Ed Miliband’s announcement yesterday that Labour will re-introduce a 10p starting rate of income tax paid for through the introduction of Vince Cable’s mansion tax has received a tepid response from the Institute for Fiscal Studies. The IFS put out a note yesterday headed simply, Better options exist to help low earners than 10p tax rate:
A 10p tax rate would reduce taxes for those on low incomes and strengthen their work incentives. A far simpler and more sensible way of achieving these aims would be to spend the same amount of money on increasing the personal allowance – a policy on which the current government has already spent £9 billion a year. This would have virtually the same impact on individuals’ tax payments, be slightly more progressive, take some people out of income tax altogether and avoid the complexity involved in introducing a new income tax rate. …
… the proposal for a new 10p starting rate of income tax, has no plausible economic justification. It would complicate the income tax system and achieve nothing that could not be better achieved in other ways. It appears to repeat the same error perpetrated by Denis Healey in 1978 (undone by Geoffrey Howe in 1980), Norman Lamont in 1992 and Gordon Brown in 1999 (which he himself undid at considerable political cost in 2007). To have observed lower starting rates of tax being introduced and abolished by governments of both complexions over the last three decades and then to propose the same thing again suggests a remarkable failure to learn from history.
For the record, I think this is a little harsh. That Labour has recognised you can help the low-paid by cutting the tax taken from them is a significant step for the party. It suggests they might genuinely be moving away from Gordon Brown’s well-meaning but ridiculously complex ways of helping the poorest by taxing them with one hand then giving (some of) it back through benefits and tax credits with the other hand.

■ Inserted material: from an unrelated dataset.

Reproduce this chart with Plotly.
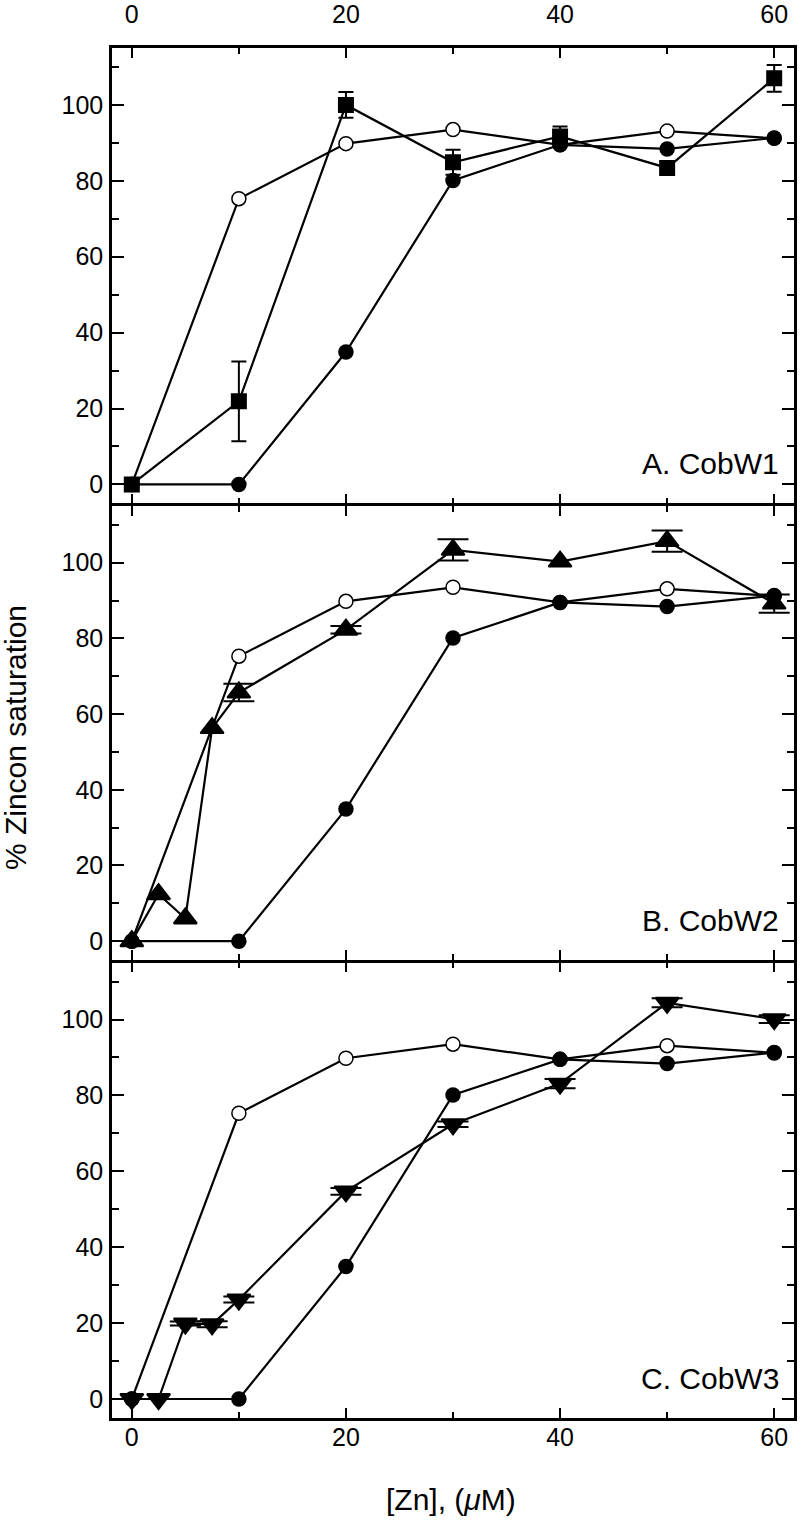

It also shows how the Lib Dems have genuinely shifted the terms of this debate. Miliband’s plan was originally proposed by Tory MP Robert Halfon. That both Labour and the Conservatives are now battling on the Lib Dem terrain of how best to lift the low-paid out of tax is a genuine victory for progressive liberals. More importantly, it makes it far more likely that, whatever happens in 2015, the Lib Dem policy will continue in one shape or form.
Two other points from the IFS analysis are worth highlighting…
Vince’s Mansion Tax vindicated:
The ‘mansion tax’ has a sensible logic underpinning it: if residential property is to be taxed, it makes sense to levy such a tax in proportion to property value and base it on current valuations. By contrast, Council Tax, the existing tax on residential property in England and Scotland, has neither of these features as it is based on 1991 property values and is set far from proportional to those values, with higher-value properties significantly under-taxed
(Though it should be noted that the IFS’s first preference is a full Council Tax overhaul, with properties re-valued from the original 1991 estimates, and the charge levied made proportional to their current value.)
Focus next on National Insurance Contributions (NICs) – NOT the income tax threshold
Currently the Lib Dems are moving towards committing to raising the personal income tax threshold to c.£12.5k, ensuring no-one paid less than the minimum wage is subject to income tax. It’s a worthy aim, but an expensive one which will not benefit the poorest paid who are still subject to direct personal taxation through NICs. As I suggested yesterday:
I’d prefer we looked at unifying income tax and national insurance to take the lowest paid out of personal taxation altogether and use the revenue from the mansion tax to smooth out the transition which might otherwise hit pensioners and low-income individuals who don’t work.
The IFS backs up this suggestion as the most progressive option currently available to policy-makers:
An even better alternative, which would help those who already pay no income tax because their incomes are below the personal allowance but do pay employee National Insurance Contributions (from April, there will be 1 million such people earning between £7,748 and £9,440), would be to increase the point at which individuals start paying employee National Insurance Contributions. This would also bring the income tax and National Insurance systems more in line and would take some people out of direct tax altogether. And if one wanted to focus the gains from the policy on low-income working families rather than basic-rate taxpayers generally, increasing Working Tax Credits would be another sensible alternative to look at.